The French had conducted an operation, Operation Turquoise, down in the southwest of the country where they had sealed off a portion of the country. At the time, they said as a humanitarian gesture, now we'd never really understood what the politics of that was, whether they had economic interests or they had some more nefarious sort of interest, what their role in the genocide had been at that stage. It was sort of very unclear. But the result of that was there was a portion of the country that had been sealed off.
And these large camps such as Kibeho had formed down in that area. But the French were about to pull out, and there was to be a handover of the French sort of boundaries with the UN. And there was a headquarters that was being established or had been established down in the south and a town called Butare to help with that transition. They were looking to man it, and they wanted a representative from the medical support force. So I was then selected to go down and join this headquarters.

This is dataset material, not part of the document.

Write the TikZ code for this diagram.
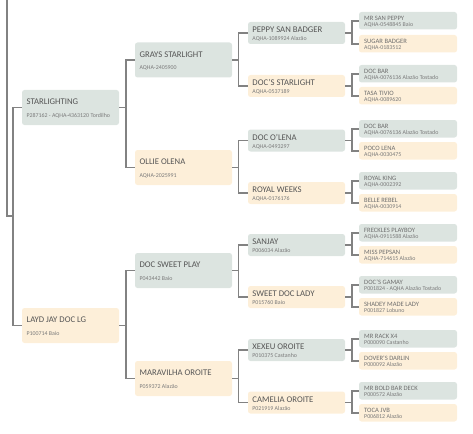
\documentclass[tikz,border=0pt]{standalone}
\usepackage{fontspec}
\setmainfont{Carlito}
\usetikzlibrary{calc}
\definecolor{boxg}{HTML}{DCE4E0}
\definecolor{boxo}{HTML}{FDEFD9}
\definecolor{linec}{HTML}{828282}
\definecolor{namec}{HTML}{555555}
\definecolor{namelc}{HTML}{6E6E6E}
\definecolor{codec}{HTML}{7A7A7A}
\tikzset{
  pbox/.style={draw=none, rounded corners=2.5pt, inner sep=0pt, outer sep=0pt, anchor=north west},
  bigname/.style={font=\fontsize{8.7}{10}\selectfont, text=namec, inner sep=0pt, outer sep=0pt, anchor=base west},
  smallname/.style={font=\fontsize{6.6}{8}\selectfont, text=namelc, inner sep=0pt, outer sep=0pt, anchor=base west},
  codetxt/.style={font=\fontsize{5.9}{7}\selectfont, text=codec, inner sep=0pt, outer sep=0pt, anchor=base west},
  conn/.style={draw=linec, line width=1.6pt},
}
% generation 1 and 2: id, x, y, colour, name, code
\newcommand\pedBig[6]{%
  \node[pbox, fill=#4, minimum width=97pt, minimum height=35pt] (#1) at (#2,#3) {};
  \node[bigname] (#1n) at ($(#1.north west)+(4.6,14.8)$) {#5};
  \node[codetxt] (#1c) at ($(#1.north west)+(4.6,27.2)$) {#6};
}
% generation 3
\newcommand\pedMid[5]{%
  \node[pbox, fill=#3, minimum width=97pt, minimum height=22pt] (#1) at (248,#2) {};
  \node[bigname] (#1n) at ($(#1.north west)+(4.4,10.9)$) {#4};
  \node[codetxt] (#1c) at ($(#1.north west)+(4.4,18.8)$) {#5};
}
% generation 4
\newcommand\pedSmall[5]{%
  \node[pbox, fill=#3, minimum width=98pt, minimum height=17.5pt] (#1) at (359,#2) {};
  \node[smallname] (#1n) at ($(#1.north west)+(5.2,8.5)$) {#4};
  \node[codetxt] (#1c) at ($(#1.north west)+(5.2,14.9)$) {#5};
}
\begin{document}
\begin{tikzpicture}[x=1pt,y=-1pt]
\useasboundingbox (0,0) rectangle (473,433);
% generation 1
\pedBig{a1}{22}{90}{boxg}{STARLIGHTING}{P287162 - AQHA-4363120 Tordilho}
\pedBig{a2}{22}{308}{boxo}{LAYD JAY DOC LG}{P100714 Baio}
% generation 2
\pedBig{b1}{135}{42.5}{boxg}{GRAYS STARLIGHT}{AQHA-2405900}
\pedBig{b2}{135}{150}{boxo}{OLLIE OLENA}{AQHA-2025991}
\pedBig{b3}{135}{253}{boxg}{DOC SWEET PLAY}{P043442 Baio}
\pedBig{b4}{135}{361}{boxo}{MARAVILHA OROITE}{P059372 Alazão}
% generation 3
\pedMid{c1}{22}{boxg}{PEPPY SAN BADGER}{AQHA-1089924 Alazão}
\pedMid{c2}{75}{boxo}{DOC'S STARLIGHT}{AQHA-0537189}
\pedMid{c3}{129.5}{boxg}{DOC O'LENA}{AQHA-0493297}
\pedMid{c4}{182}{boxo}{ROYAL WEEKS}{AQHA-0176176}
\pedMid{c5}{234}{boxg}{SANJAY}{P006034 Alazão}
\pedMid{c6}{286}{boxo}{SWEET DOC LADY}{P015760 Baio}
\pedMid{c7}{339}{boxg}{XEXEU OROITE}{P010375 Castanho}
\pedMid{c8}{391.5}{boxo}{CAMELIA OROITE}{P021919 Alazão}
% generation 4
\pedSmall{d1}{12}{boxg}{MR SAN PEPPY}{AQHA-0548845 Baio}
\pedSmall{d2}{35}{boxo}{SUGAR BADGER}{AQHA-0183512}
\pedSmall{d3}{65}{boxg}{DOC BAR}{AQHA-0076136 Alazão Tostado}
\pedSmall{d4}{87}{boxo}{TASA TIVIO}{AQHA-0089620}
\pedSmall{d5}{120}{boxg}{DOC BAR}{AQHA-0076136 Alazão Tostado}
\pedSmall{d6}{142}{boxo}{POCO LENA}{AQHA-0030475}
\pedSmall{d7}{172}{boxg}{ROYAL KING}{AQHA-0002392}
\pedSmall{d8}{194}{boxo}{BELLE REBEL}{AQHA-0030914}
\pedSmall{d9}{224}{boxg}{FRECKLES PLAYBOY}{AQHA-0911588 Alazão}
\pedSmall{d10}{246}{boxo}{MISS PEPSAN}{AQHA-714615 Alazão}
\pedSmall{d11}{276}{boxg}{DOC'S GAMAY}{P001824 - AQHA Alazão Tostado}
\pedSmall{d12}{298}{boxo}{SHADEY MADE LADY}{P001827 Lobuno}
\pedSmall{d13}{330}{boxg}{MR RACK X4}{P000090 Castanho}
\pedSmall{d14}{352}{boxo}{DOVER'S DARLIN}{P000092 Alazão}
\pedSmall{d15}{382}{boxg}{MR BOLD BAR DECK}{P000572 Alazão}
\pedSmall{d16}{404}{boxo}{TOCA JVB}{P006812 Alazão}
% connectors
\coordinate (topend) at (7,0);
\coordinate (outj) at (13,216);
\draw[conn] (topend) |- (outj);
\draw[conn] (a1.west) -- ++(-9,0) |- (a2.west);
\foreach \p in {1,2}{
  \pgfmathtruncatemacro\ca{2*\p-1}
  \pgfmathtruncatemacro\cb{2*\p}
  \draw[conn] (a\p.east) -- ++(7,0);
  \draw[conn] (b\ca.west) -- ++(-9,0) |- (b\cb.west);
}
\foreach \p in {1,...,4}{
  \pgfmathtruncatemacro\ca{2*\p-1}
  \pgfmathtruncatemacro\cb{2*\p}
  \draw[conn] (b\p.east) -- ++(6.5,0);
  \draw[conn] (c\ca.west) -- ++(-9.5,0) |- (c\cb.west);
}
\foreach \p in {1,...,8}{
  \pgfmathtruncatemacro\ca{2*\p-1}
  \pgfmathtruncatemacro\cb{2*\p}
  \draw[conn] (c\p.east) -- ++(7,0);
  \draw[conn] (d\ca.west) -- ++(-7,0) |- (d\cb.west);
}
\end{tikzpicture}
\end{document}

So during the course of the advanced party, I was sent off as an individual down to the south as a representative of the medical support force. And I joined , what was like a small brigade headquarters that was notionally led by a Ghanaian Brigadier, a one-star, but in effect was being run by the Canadian brigade major that was down there with a bunch of Canadian staff. So I fell in on that headquarters, with the dual role of being an ops captain in the headquarters itself, but also providing medical support force advice. I had a bit of trouble convincing people that I wasn't a doctor. The Ghanaian Brigadier in particular, was convinced that I was a doctor and kept coming and describing his many ailments to him. And I eventually just gave up and started prescribing him sort of placebos, various.